I'm having to type this in Notepad at the moment because the internet is down. I realise that there is a pattern emerging where the internet goes down whenever it rains. My brother said that in Hyderabad where he lived before Mumbai, every time it rained they lost power as well. That explains why he has his computer connected to an uninterruptable power supply.
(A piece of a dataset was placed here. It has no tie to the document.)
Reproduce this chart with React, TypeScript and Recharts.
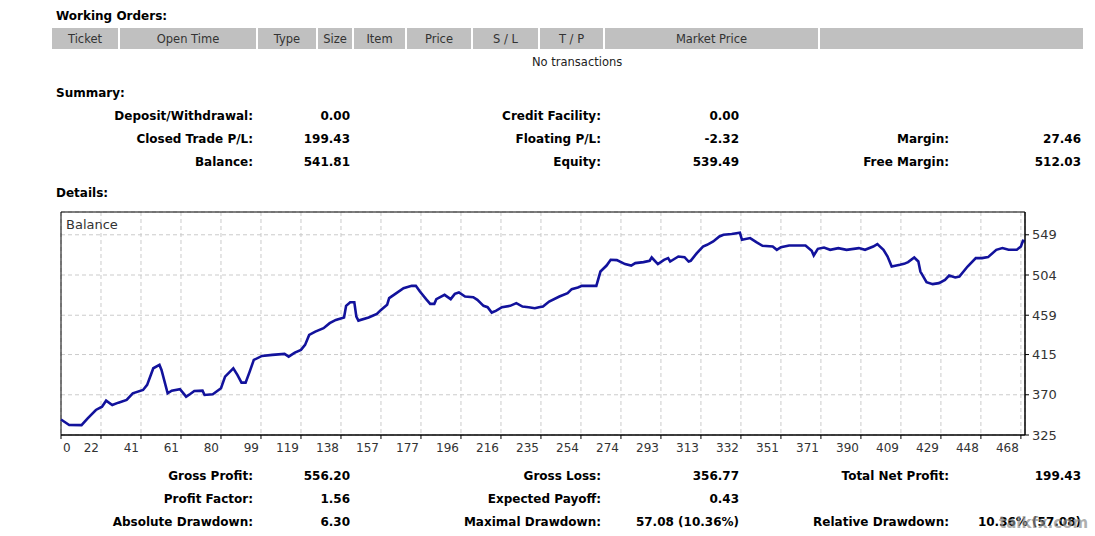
import { CartesianGrid, Line, LineChart, ReferenceArea, XAxis, YAxis } from "recharts";

// trade number and balance after that trade
const tradeIdx = [
  0, 4, 10, 13, 17, 20, 22, 25, 28, 32, 35, 40, 42, 45, 48, 49, 52, 54, 58, 59,
  61, 63, 65, 69, 70, 74, 78, 80, 84, 86, 88, 90, 92, 94, 98, 103, 109, 111, 114, 117,
  119, 121, 124, 128, 131, 134, 138, 139, 141, 143, 144, 145, 150, 154, 156, 159, 160, 163, 167, 171,
  173, 175, 178, 180, 182, 183, 187, 190, 192, 194, 197, 201, 203, 206, 208, 210, 212, 215, 219, 222,
  225, 228, 231, 233, 235, 238, 243, 247, 249, 252, 254, 261, 263, 266, 268, 271, 275, 278, 280, 284,
  287, 288, 291, 294, 296, 297, 301, 304, 306, 307, 310, 313, 315, 318, 321, 323, 327, 331, 332, 336,
  339, 342, 347, 349, 351, 355, 363, 366, 367, 369, 372, 375, 379, 383, 389, 392, 396, 398, 401, 403,
  405, 409, 411, 413, 416, 418, 419, 422, 425, 428, 431, 433, 436, 438, 442, 446, 449, 452, 456, 459,
  462, 466, 468, 469, 470,
];

const balance = [
  342.38, 336.2, 336.1, 343.7, 353.0, 356.7, 363.4, 358.6, 361.2, 364.2, 371.7, 375.4, 381.0, 399.7, 403.4, 397.8, 371.7, 374.6, 376.2, 373.5,
  367.9, 370.9, 374.3, 374.6, 369.8, 370.6, 377.3, 390.3, 399.7, 392.2, 383.6, 383.6, 395.9, 409.0, 413.5, 414.6, 415.7, 412.7, 417.2, 420.2,
  425.8, 437.0, 440.7, 444.5, 450.1, 453.8, 456.4, 469.5, 473.6, 473.6, 457.5, 453.0, 456.4, 460.5, 465.0, 470.6, 478.1, 482.9, 489.3, 491.9,
  491.9, 485.5, 477.0, 471.7, 471.7, 477.0, 481.8, 477.0, 482.9, 484.4, 479.9, 479.2, 476.2, 469.5, 468.0, 462.0, 463.9, 468.0, 469.5, 472.5,
  468.7, 468.0, 466.9, 468.0, 468.7, 474.3, 479.9, 483.7, 488.2, 490.0, 491.9, 491.9, 507.9, 514.6, 521.0, 520.7, 516.2, 514.6, 517.3, 518.4,
  519.9, 523.6, 516.2, 521.0, 522.9, 519.1, 524.7, 524.0, 519.1, 519.9, 528.5, 535.9, 537.8, 541.5, 547.1, 549.0, 549.8, 551.2, 543.4, 545.3,
  540.8, 536.7, 535.9, 532.2, 535.2, 537.0, 537.0, 531.1, 525.8, 533.3, 534.8, 532.2, 534.1, 532.2, 534.1, 532.2, 535.9, 538.6, 532.2, 524.7,
  513.5, 515.4, 516.5, 518.4, 523.6, 519.1, 507.9, 496.0, 493.8, 494.9, 498.6, 503.4, 501.2, 502.3, 513.5, 522.9, 522.9, 524.0, 532.2, 534.1,
  532.2, 532.2, 535.9, 542.3, 541.81,
];

const xTickLabels = [0, 22, 41, 61, 80, 99, 119, 138, 157, 177, 196, 216, 235, 254, 274, 293, 313, 332, 351, 371, 390, 409, 429, 448, 468];
const yTicks = [325, 370, 415, 459, 504, 549];

const headerCols = ["Ticket", "Open Time", "Type", "Size", "Item", "Price", "S / L", "T / P", "Market Price", ""];
const headerWidths = [68, 138, 60, 36, 53, 66, 67, 65, 215, 265];

const summaryRows = [
  ["Deposit/Withdrawal:", "0.00", "Credit Facility:", "0.00", "", ""],
  ["Closed Trade P/L:", "199.43", "Floating P/L:", "-2.32", "Margin:", "27.46"],
  ["Balance:", "541.81", "Equity:", "539.49", "Free Margin:", "512.03"],
];

const detailRows = [
  ["Gross Profit:", "556.20", "Gross Loss:", "356.77", "Total Net Profit:", "199.43"],
  ["Profit Factor:", "1.56", "Expected Payoff:", "0.43", "", ""],
  ["Absolute Drawdown:", "6.30", "Maximal Drawdown:", "57.08 (10.36%)", "Relative Drawdown:", "10.36% (57.08)"],
];

const data = tradeIdx.map((t, i) => ({ t, v: balance[i] }));
const xStep = 19.5;
const xTickPos = xTickLabels.map((_, i) => i * xStep);

const FONT = "'DejaVu Sans', Verdana, sans-serif";
const colRight = [253, 350, 601, 739, 949, 1081];

function Txt({ x, y, text, anchor = "end", bold = true, size = 12, color = "#000" }: any) {
  const style: any = {
    position: "absolute",
    top: y - 7,
    lineHeight: "16px",
    fontSize: size,
    fontWeight: bold ? 700 : 400,
    color,
    whiteSpace: "nowrap",
  };
  if (anchor === "end") style.right = 1095 - x;
  else style.left = x;
  return <div style={style}>{text}</div>;
}

function StatRows({ rows, top }: { rows: string[][]; top: number }) {
  return (
    <>
      {rows.map((r, ri) =>
        r.map((s, ci) => (s ? <Txt key={`${ri}-${ci}`} x={colRight[ci]} y={top + ri * 23} text={s} /> : null))
      )}
    </>
  );
}

function XTick(props: any) {
  const { x, y, payload } = props;
  const k = Math.round(payload.value / xStep);
  const first = k === 0;
  return (
    <text x={first ? x + 2 : x - 2} y={y} dy={11} textAnchor={first ? "start" : "end"} fill="#333" fontSize={12} fontFamily={FONT}>
      {xTickLabels[k]}
    </text>
  );
}

export default function App() {
  return (
    <div style={{ position: "absolute", left: 0, top: 0, width: 1095, height: 536, background: "#fff", fontFamily: FONT, overflow: "hidden" }}>
      <Txt x={56} y={15} text="Working Orders:" anchor="start" />

      <div style={{ position: "absolute", left: 52, top: 28, height: 21, display: "flex", background: "#fff" }}>
        {headerCols.map((c, i) => (
          <div
            key={i}
            style={{
              width: headerWidths[i] - 2,
              marginRight: 2,
              background: "#c0c0c0",
              color: "#333",
              fontSize: 11.5,
              lineHeight: "22px",
              textAlign: "center",
            }}
          >
            {c}
          </div>
        ))}
      </div>
      <Txt x={532} y={61} text="No transactions" anchor="start" bold={false} size={11.5} color="#222" />

      <Txt x={56} y={92} text="Summary:" anchor="start" />
      <StatRows rows={summaryRows} top={115} />

      <Txt x={56} y={192} text="Details:" anchor="start" />

      <div style={{ position: "absolute", left: 0, top: 200 }}>
        <LineChart width={1095} height={270} data={data} margin={{ top: 12, right: 10, left: 61, bottom: 10 }}>
          <CartesianGrid stroke="#cbcbcb" strokeDasharray="4 3" />
          <XAxis
            dataKey="t"
            type="number"
            domain={[0, 470]}
            ticks={xTickPos}
            height={25}
            stroke="#000"
            tickSize={4}
            tick={<XTick />}
            interval={0}
          />
          <YAxis
            orientation="right"
            type="number"
            domain={[325, 574.5]}
            ticks={yTicks}
            width={60}
            stroke="#000"
            tickSize={4}
            tickMargin={3}
            interval={0}
            tick={{ fill: "#333", fontSize: 13, fontFamily: FONT }}
          />
          <ReferenceArea x1={0} x2={470} y1={325} y2={574.5} fill="none" stroke="#000" strokeWidth={1} fillOpacity={0} />
          <Line type="linear" dataKey="v" stroke="#12129c" strokeWidth={2.6} dot={false} isAnimationActive={false} />
        </LineChart>
      </div>
      <div style={{ position: "absolute", left: 66, top: 217, fontSize: 13, color: "#333", lineHeight: "16px" }}>Balance</div>

      <StatRows rows={detailRows} top={475} />

      <div style={{ position: "absolute", left: 999, top: 513, fontSize: 15, fontWeight: 700, color: "rgba(140,140,140,0.7)", lineHeight: "20px" }}>
        talkfx.com
      </div>
    </div>
  );
}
I got a classic picture today of a person driving a motorscooter and texting at the same time. Here everyone is wedded to their mobiles. Even the people running around the exercise track seem to carry them. I'm not getting many good photos taking them through the windows, but the driver doesn't want the windows down or the doors unlocked just in case a beggar tries to steal things when we are stopped in traffic. Speaking of mobiles, I've been lent my sister-in-law's mobile. All day long it goes off with pre-recorded messages trying to sell you stuff. The problem is that the messages are in Hindi, so all the cute jingles they play just go over my head. Also you get bombarded by txt messages offering you things like mystical-image-of-the-day wall papers. If any Australian phone company ever says that they are going to allow advertising, I suggest that you change companies immediately.
I've also attached a few more street scenes, like the following one that shows our apartment block in the distance, looking a lot like the ivory towers they are.

You can see from the shop frontages why you can't walk on the footpaths.
Anyway, that's all for now. the internet is back up (its been down for a day) so I can send this and get started on Day 5.